**Objective**
Return each line of the data below verbatim; pictures are to be left out.

## BEGIN Data excerpt

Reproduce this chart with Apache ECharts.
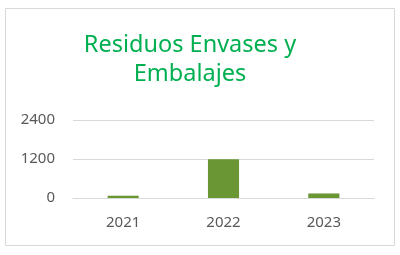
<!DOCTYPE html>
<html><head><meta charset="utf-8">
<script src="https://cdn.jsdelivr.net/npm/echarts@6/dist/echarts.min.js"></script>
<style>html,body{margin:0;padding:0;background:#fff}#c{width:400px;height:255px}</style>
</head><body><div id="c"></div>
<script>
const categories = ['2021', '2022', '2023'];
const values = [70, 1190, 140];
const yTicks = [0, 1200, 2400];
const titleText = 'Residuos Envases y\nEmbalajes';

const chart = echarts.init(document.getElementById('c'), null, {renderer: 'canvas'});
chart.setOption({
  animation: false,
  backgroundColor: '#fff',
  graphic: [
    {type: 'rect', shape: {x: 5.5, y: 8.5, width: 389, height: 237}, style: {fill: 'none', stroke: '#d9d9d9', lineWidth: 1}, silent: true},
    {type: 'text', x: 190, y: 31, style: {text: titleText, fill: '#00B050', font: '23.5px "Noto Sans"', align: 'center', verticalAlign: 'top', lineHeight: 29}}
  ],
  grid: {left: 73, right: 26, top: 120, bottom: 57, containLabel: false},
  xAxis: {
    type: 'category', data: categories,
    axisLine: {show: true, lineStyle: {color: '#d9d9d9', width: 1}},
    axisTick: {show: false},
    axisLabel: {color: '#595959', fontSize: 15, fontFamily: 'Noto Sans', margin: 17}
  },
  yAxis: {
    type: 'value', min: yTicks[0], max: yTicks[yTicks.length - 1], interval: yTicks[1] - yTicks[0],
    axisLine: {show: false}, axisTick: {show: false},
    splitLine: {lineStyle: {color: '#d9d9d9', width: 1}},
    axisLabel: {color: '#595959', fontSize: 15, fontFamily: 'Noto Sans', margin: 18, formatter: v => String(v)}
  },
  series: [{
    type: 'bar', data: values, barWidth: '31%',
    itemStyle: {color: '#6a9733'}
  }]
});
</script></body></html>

## END Data excerpt

**Solved problem**
Reproduce this chart with Apache ECharts.
<!DOCTYPE html>
<html><head><meta charset="utf-8">
<script src="https://cdn.jsdelivr.net/npm/echarts@6/dist/echarts.min.js"></script>
<style>html,body{margin:0;padding:0;background:#fff}#c{width:400px;height:255px}</style>
</head><body><div id="c"></div>
<script>
const categories = ['2021', '2022', '2023'];
const values = [70, 1190, 140];
const yTicks = [0, 1200, 2400];
const titleText = 'Residuos Envases y\nEmbalajes';

const chart = echarts.init(document.getElementById('c'), null, {renderer: 'canvas'});
chart.setOption({
  animation: false,
  backgroundColor: '#fff',
  graphic: [
    {type: 'rect', shape: {x: 5.5, y: 8.5, width: 389, height: 237}, style: {fill: 'none', stroke: '#d9d9d9', lineWidth: 1}, silent: true},
    {type: 'text', x: 190, y: 31, style: {text: titleText, fill: '#00B050', font: '23.5px "Noto Sans"', align: 'center', verticalAlign: 'top', lineHeight: 29}}
  ],
  grid: {left: 73, right: 26, top: 120, bottom: 57, containLabel: false},
  xAxis: {
    type: 'category', data: categories,
    axisLine: {show: true, lineStyle: {color: '#d9d9d9', width: 1}},
    axisTick: {show: false},
    axisLabel: {color: '#595959', fontSize: 15, fontFamily: 'Noto Sans', margin: 17}
  },
  yAxis: {
    type: 'value', min: yTicks[0], max: yTicks[yTicks.length - 1], interval: yTicks[1] - yTicks[0],
    axisLine: {show: false}, axisTick: {show: false},
    splitLine: {lineStyle: {color: '#d9d9d9', width: 1}},
    axisLabel: {color: '#595959', fontSize: 15, fontFamily: 'Noto Sans', margin: 18, formatter: v => String(v)}
  },
  series: [{
    type: 'bar', data: values, barWidth: '31%',
    itemStyle: {color: '#6a9733'}
  }]
});
</script></body></html>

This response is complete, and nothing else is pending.